Rail has also been a focus, chiefly the interurban electric rail system that connects LaPorte County to the Chicago market. This rail line has made it possible for residents to live lakeside and commute to and from Chicago each day as it takes less than an hour one way, effectively making Michigan City a commuter city.
Acknowledging the value of this asset, which is operated by South Shore and South Bend Railroad, the federal, state and county governments will be investing in double-tracking efforts which will double the impact it can have.
The same commitment to infrastructure investment can be found in the southern part of LaPorte County as well. In the City of LaPorte, between $100 and 120 million is being dedicated to the construction of a corridor connecting north and south. This is currently at the design phase. A major motivation is to eliminate congestion from the city core, which is inundated with truck traffic as a result of the growth in manufacturing.
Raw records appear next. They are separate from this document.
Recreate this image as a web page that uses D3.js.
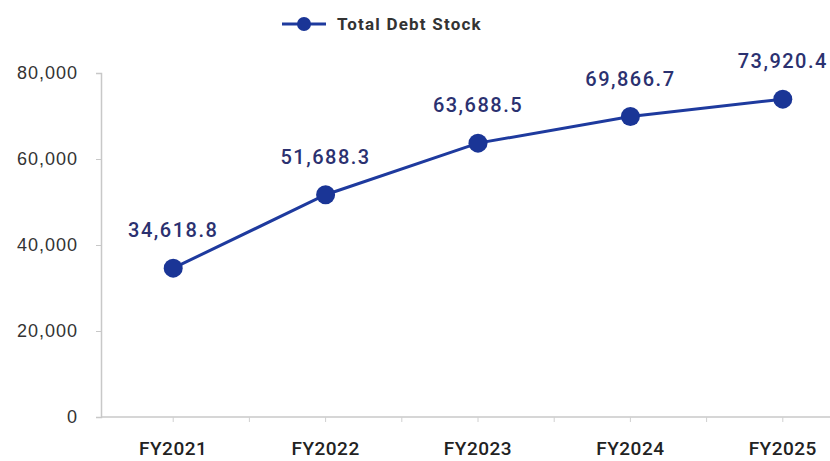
<!DOCTYPE html>
<html lang="en">
<head>
  <meta charset="UTF-8">
  <script src="https://d3js.org/d3.v7.min.js"></script>
  <style>
    body { margin: 0; background: #fff; }
  </style>
</head>
<body>
<div id="chart"></div>
<script>
  // data
  var years = ["FY2021", "FY2022", "FY2023", "FY2024", "FY2025"];
  var debtStock = [34618.8, 51688.3, 63688.5, 69866.7, 73920.4];
  var yTicks = [0, 20000, 40000, 60000, 80000];
  var seriesName = "Total Debt Stock";

  var W = 830, H = 461;
  var lineColor = "#1e3a9e";

  var svg = d3.select("#chart").append("svg")
    .attr("width", W).attr("height", H)
    .style("font-family", "Roboto, 'Liberation Sans', sans-serif");

  // the plot runs off the right edge a little, as in the reference
  var x = d3.scaleBand().domain(years).range([97, 859]);
  var y = d3.scaleLinear().domain([0, 80000]).range([417, 73]);

  // y axis
  var yAxis = svg.append("g")
    .attr("transform", "translate(101,0)")
    .call(d3.axisLeft(y).tickValues(yTicks).tickSize(5).tickPadding(18)
      .tickFormat(d3.format(",")));
  yAxis.select(".domain").attr("stroke", "#c8c8c8").attr("stroke-width", 1.5);
  yAxis.selectAll(".tick line").attr("stroke", "#c8c8c8");
  yAxis.selectAll("text").attr("fill", "#333")
    .style("font-size", "18px").style("font-weight", 500).style("letter-spacing", "1px");

  // x axis line
  svg.append("line")
    .attr("x1", 101).attr("x2", W).attr("y1", y(0)).attr("y2", y(0))
    .attr("stroke", "#c8c8c8").attr("stroke-width", 1.5);

  // x tick marks at band centres and band edges
  var marks = [];
  years.forEach(function(d) {
    marks.push(x(d) + x.bandwidth() / 2);
    marks.push(x(d) + x.bandwidth());
  });
  svg.selectAll(".xmark").data(marks).enter().append("line")
    .attr("x1", function(d) { return d; }).attr("x2", function(d) { return d; })
    .attr("y1", y(0)).attr("y2", y(0) + 5)
    .attr("stroke", "#d0d0d0");

  svg.selectAll(".xlab").data(years).enter().append("text")
    .attr("x", function(d) { return x(d) + x.bandwidth() / 2; })
    .attr("y", 455)
    .attr("text-anchor", "middle")
    .attr("fill", "#222")
    .style("font-size", "19px").style("font-weight", 500).style("letter-spacing", "0.5px")
    .text(function(d) { return d; });

  // line + markers
  var pts = years.map(function(d, i) { return { year: d, v: debtStock[i] }; });
  var line = d3.line()
    .x(function(d) { return x(d.year) + x.bandwidth() / 2; })
    .y(function(d) { return y(d.v); });

  svg.append("path").datum(pts)
    .attr("d", line)
    .attr("fill", "none")
    .attr("stroke", lineColor)
    .attr("stroke-width", 3);

  svg.selectAll(".dot").data(pts).enter().append("circle")
    .attr("cx", function(d) { return x(d.year) + x.bandwidth() / 2; })
    .attr("cy", function(d) { return y(d.v); })
    .attr("r", 9.5)
    .attr("fill", "#1a3596");

  svg.selectAll(".val").data(pts).enter().append("text")
    .attr("x", function(d) { return x(d.year) + x.bandwidth() / 2; })
    .attr("y", function(d) { return y(d.v) - 31; })
    .attr("text-anchor", "middle")
    .attr("fill", "#2b3170")
    .style("font-size", "20px").style("font-weight", 500).style("letter-spacing", "1.5px")
    .text(function(d) { return d3.format(",.1f")(d.v); });

  // legend
  var lg = svg.append("g").attr("transform", "translate(282,24)");
  lg.append("line").attr("x1", 0).attr("x2", 44).attr("y1", 0).attr("y2", 0)
    .attr("stroke", lineColor).attr("stroke-width", 3);
  lg.append("circle").attr("cx", 22).attr("cy", 0).attr("r", 7).attr("fill", "#1a3596");
  lg.append("text").attr("x", 55).attr("y", 6)
    .attr("fill", "#333")
    .style("font-size", "17px").style("font-weight", 700).style("letter-spacing", "1.2px")
    .text(seriesName);
</script>
</body>
</html>
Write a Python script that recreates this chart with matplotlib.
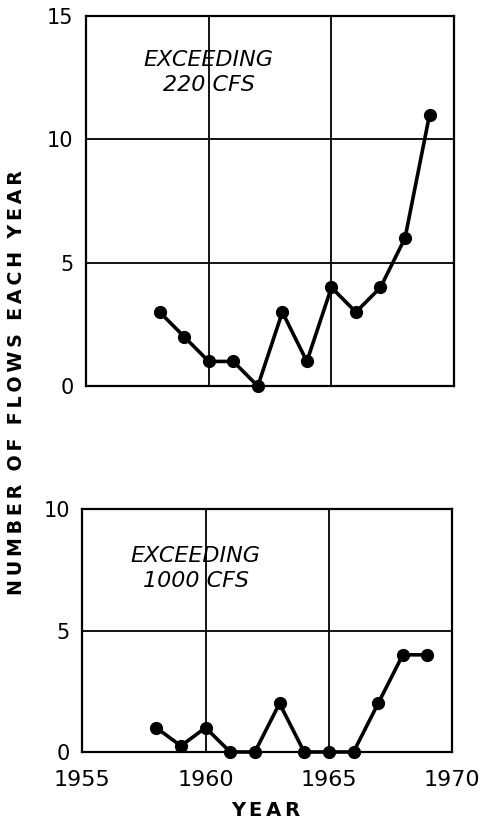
import numpy as np
import matplotlib
matplotlib.use("Agg")
import matplotlib.pyplot as plt

# valeurs
years = [1958, 1959, 1960, 1961, 1962, 1963, 1964, 1965, 1966, 1967, 1968, 1969]
flows_220 = [3, 2, 1, 1, 0, 3, 1, 4, 3, 4, 6, 11]
flows_1000 = [1, 0.25, 1, 0, 0, 2, 0, 0, 0, 2, 4, 4]
year_ticks = [1955, 1960, 1965, 1970]

plt.rcParams["font.family"] = ["DejaVu Sans"]


def spaced(txt):
    # espace fine entre les lettres, espace normal entre les mots
    return "  ".join("\u2009".join(w) for w in txt.split())


fig = plt.figure(figsize=(4.81, 8.25), dpi=100)
ax1 = fig.add_axes([0.179, 0.532, 0.765, 0.4485])
ax2 = fig.add_axes([0.171, 0.0885, 0.769, 0.2945])

for ax, vals, top in [(ax1, flows_220, 15), (ax2, flows_1000, 10)]:
    ax.plot(years, vals, color="black", lw=2.6, marker="o", ms=8.5, clip_on=False, zorder=3)
    ax.set_xlim(1955, 1970)
    ax.set_ylim(0, top)
    ax.set_yticks(np.arange(0, top + 1, 5))
    for x in [1960, 1965]:
        ax.axvline(x, color="black", lw=1.3)
    for y in np.arange(5, top, 5):
        ax.axhline(y, color="black", lw=1.3)
    for s in ax.spines.values():
        s.set_linewidth(1.6)
    ax.tick_params(length=0, labelsize=15, pad=9)

ax1.set_xticks([])
ax2.set_xticks(year_ticks)
ax2.tick_params(axis="x", pad=13, labelsize=16)

ax1.text(1960, 12.7, "EXCEEDING\n220 CFS", ha="center", va="center",
         fontsize=16, style="italic", linespacing=1.3)
ax2.text(1959.6, 7.55, "EXCEEDING\n1000 CFS", ha="center", va="center",
         fontsize=16, style="italic", linespacing=1.3)

fig.text(0.035, 0.536, spaced("NUMBER OF FLOWS EACH YEAR"), rotation=90,
         ha="center", va="center", fontsize=13.7, fontweight="bold")
fig.text(0.553, 0.017, spaced("YEAR"), ha="center", va="center", fontsize=14, fontweight="bold")

fig.savefig("out.png", dpi=100, facecolor="white")
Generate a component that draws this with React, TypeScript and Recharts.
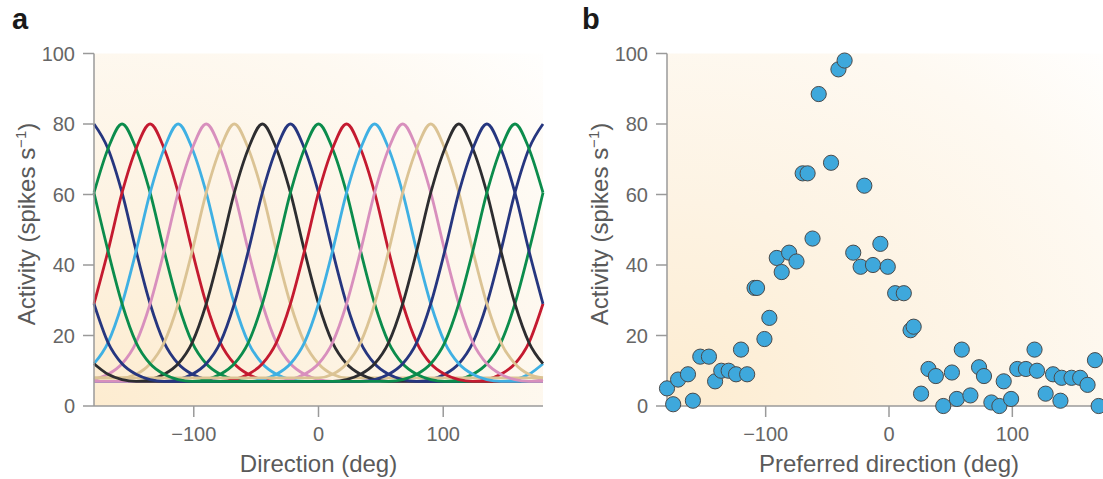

The modernization plan will relieve congestion and heavy truck traffic from downtown LaPorte while supporting the movement of goods in and out of LaPorte County to the rest of the U.S. market.
Beyond infrastructure, LaPorte County has room to grow, and that room is being used strategically on all fronts. LaPorte County has approached housing methodically, taking stock of strengths and advantages in terms of infrastructure.
Call it home
Both Michigan City and LaPorte Chambers of Commerce are currently engaging a firm to conduct an analysis of available housing stock, and help them better allocate their housing resources, and ensure that what is created is a place that businesses, families and individuals can all call home, and live and grow there.
There is a subdivision under development, and over two-thousand acres of property that has been identified for potential growth. All the while, the county is resolutely respecting the agricultural lands and green spaces that make LaPorte a vibrant rural community with urban pockets of economic growth. LaPorte County wants to ensure that everyone in the county prospers from the economic potential being fulfilled.
From both an economic and community standpoint, LaPorte County continues to identify challenges, but also strengths; strategically and methodically improving all aspects of living and working in LaPorte County through collaboration and innovation.
With impressive buy-in from stakeholders county-wide, LaPorte County is paying homage to its own natural environment and the agricultural foundations of the community, while preparing the way for Manufacturing 4.0 to define the next era of growth and prosperity for all.
In its choices and the way it is modernizing to stay relevant and viable, LaPorte County should serve as a positive example for rural communities nationwide.